§ **Request**: Transcribe all of the material below word for word and leave out its pictures.
:: Data segment
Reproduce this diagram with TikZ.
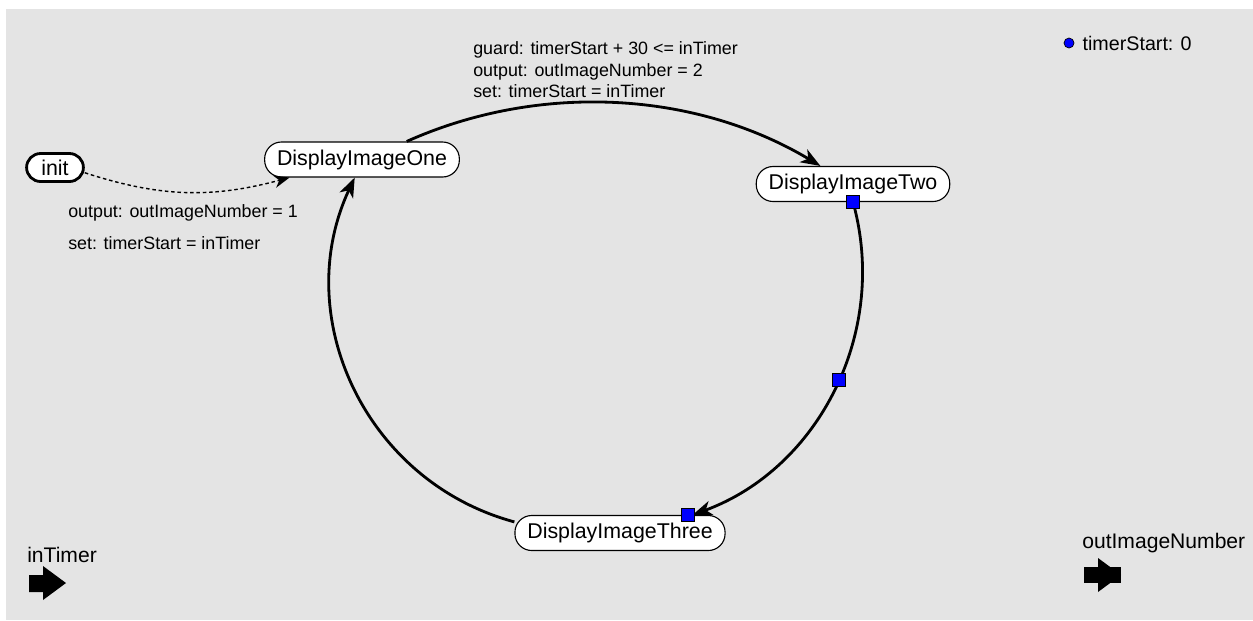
\documentclass[tikz,border=0pt]{standalone}
\usepackage{fontspec}
\setmainfont{Liberation Sans}
\usetikzlibrary{arrows.meta,positioning}
\definecolor{canvas}{RGB}{228,228,228}
\tikzset{
  state box/.style={
    draw=black, fill=white, line width=0.8pt,
    rounded corners=0.42cm,
    minimum height=0.875cm, inner xsep=0.31cm, inner ysep=0pt,
    font=\fontsize{15.2pt}{18pt}\selectfont,
  },
  init box/.style={
    state box, line width=2pt, rounded corners=0.35cm,
    minimum height=0.7cm, minimum width=1.42cm, inner xsep=0.1cm,
  },
  transition/.style={line width=2pt, -{Stealth[length=14pt,width=10.5pt,inset=4pt]}},
  init transition/.style={line width=1pt, dash pattern=on 2.5pt off 2pt,
    -{Stealth[length=11pt,width=9pt,inset=3.5pt]}},
  handle/.style={rectangle, draw=black, fill=blue, line width=0.5pt,
    minimum size=0.32cm, inner sep=0pt},
  annotation/.style={anchor=north west, inner sep=0pt, align=left,
    font=\fontsize{12.7pt}{15.3pt}\selectfont},
  port label/.style={anchor=west, inner sep=0pt, font=\fontsize{15pt}{18pt}\selectfont},
  param dot/.style={circle, draw=black, fill=blue, line width=0.5pt,
    minimum size=0.25cm, inner sep=0pt},
}

\begin{document}
\begin{tikzpicture}[x=0.025cm, y=-0.025cm]
  \useasboundingbox (0,0) rectangle (1253,620);
  \fill [canvas] (6,9) rectangle (1253,620);

  % states
  \node [init box] (init) at (55,167.5) {init};
  \node [state box] (one) at (362,159.5) {DisplayImageOne};
  \node [state box] (two) at (853,184) {DisplayImageTwo};
  \node [state box] (three) at (620,533) {DisplayImageThree};

  % transitions
  \draw [init transition] (init.-10) to[out=-18, in=195] (one.194);
  \draw [transition] (one.22) to[bend left=27.5, looseness=0.9] (two.151);
  \draw [transition] (two.south) to[bend left=42.7, looseness=0.98]
    node [handle, pos=0] (h1) {}
    node [handle, pos=0.47] (h2) {}
    node [handle, pos=1, xshift=-0.12cm] (h3) {} (three.14);
  \draw [transition] (three.174) to[bend left=50, looseness=1.04] (one.248);

  % labels
  \node [annotation] (lbl12) at (473,41.5) {guard: timerStart + 30 <= inTimer\\
    output: outImageNumber = 2\\ set: timerStart = inTimer};
  \node [annotation] (lblinit) at (68,204.5) {output: outImageNumber = 1\\[7.5pt]
    set: timerStart = inTimer};

  % parameter
  \node [param dot] (dot) at (1069,43) {};
  \node [port label, font=\fontsize{14pt}{17pt}\selectfont, right=0.2cm of dot] (param) {timerStart: 0};

  % ports
  \node [port label] (intimer) at (27,555) {inTimer};
  \fill (29,575) -- (43,575) -- (43,566) -- (66,583) -- (43,600) -- (43,592) -- (29,592) -- cycle;
  \node [port label] (outnum) at (1082,543) {outImageNumber};
  \fill (1084,567) rectangle (1121,583);
  \fill (1098,558) -- (1121,575) -- (1098,592) -- cycle;
\end{tikzpicture}
\end{document}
::::
§ **Exercise answer**:
Reproduce this diagram with TikZ.
\documentclass[tikz,border=0pt]{standalone}
\usepackage{fontspec}
\setmainfont{Liberation Sans}
\usetikzlibrary{arrows.meta,positioning}
\definecolor{canvas}{RGB}{228,228,228}
\tikzset{
  state box/.style={
    draw=black, fill=white, line width=0.8pt,
    rounded corners=0.42cm,
    minimum height=0.875cm, inner xsep=0.31cm, inner ysep=0pt,
    font=\fontsize{15.2pt}{18pt}\selectfont,
  },
  init box/.style={
    state box, line width=2pt, rounded corners=0.35cm,
    minimum height=0.7cm, minimum width=1.42cm, inner xsep=0.1cm,
  },
  transition/.style={line width=2pt, -{Stealth[length=14pt,width=10.5pt,inset=4pt]}},
  init transition/.style={line width=1pt, dash pattern=on 2.5pt off 2pt,
    -{Stealth[length=11pt,width=9pt,inset=3.5pt]}},
  handle/.style={rectangle, draw=black, fill=blue, line width=0.5pt,
    minimum size=0.32cm, inner sep=0pt},
  annotation/.style={anchor=north west, inner sep=0pt, align=left,
    font=\fontsize{12.7pt}{15.3pt}\selectfont},
  port label/.style={anchor=west, inner sep=0pt, font=\fontsize{15pt}{18pt}\selectfont},
  param dot/.style={circle, draw=black, fill=blue, line width=0.5pt,
    minimum size=0.25cm, inner sep=0pt},
}

\begin{document}
\begin{tikzpicture}[x=0.025cm, y=-0.025cm]
  \useasboundingbox (0,0) rectangle (1253,620);
  \fill [canvas] (6,9) rectangle (1253,620);

  % states
  \node [init box] (init) at (55,167.5) {init};
  \node [state box] (one) at (362,159.5) {DisplayImageOne};
  \node [state box] (two) at (853,184) {DisplayImageTwo};
  \node [state box] (three) at (620,533) {DisplayImageThree};

  % transitions
  \draw [init transition] (init.-10) to[out=-18, in=195] (one.194);
  \draw [transition] (one.22) to[bend left=27.5, looseness=0.9] (two.151);
  \draw [transition] (two.south) to[bend left=42.7, looseness=0.98]
    node [handle, pos=0] (h1) {}
    node [handle, pos=0.47] (h2) {}
    node [handle, pos=1, xshift=-0.12cm] (h3) {} (three.14);
  \draw [transition] (three.174) to[bend left=50, looseness=1.04] (one.248);

  % labels
  \node [annotation] (lbl12) at (473,41.5) {guard: timerStart + 30 <= inTimer\\
    output: outImageNumber = 2\\ set: timerStart = inTimer};
  \node [annotation] (lblinit) at (68,204.5) {output: outImageNumber = 1\\[7.5pt]
    set: timerStart = inTimer};

  % parameter
  \node [param dot] (dot) at (1069,43) {};
  \node [port label, font=\fontsize{14pt}{17pt}\selectfont, right=0.2cm of dot] (param) {timerStart: 0};

  % ports
  \node [port label] (intimer) at (27,555) {inTimer};
  \fill (29,575) -- (43,575) -- (43,566) -- (66,583) -- (43,600) -- (43,592) -- (29,592) -- cycle;
  \node [port label] (outnum) at (1082,543) {outImageNumber};
  \fill (1084,567) rectangle (1121,583);
  \fill (1098,558) -- (1121,575) -- (1098,592) -- cycle;
\end{tikzpicture}
\end{document}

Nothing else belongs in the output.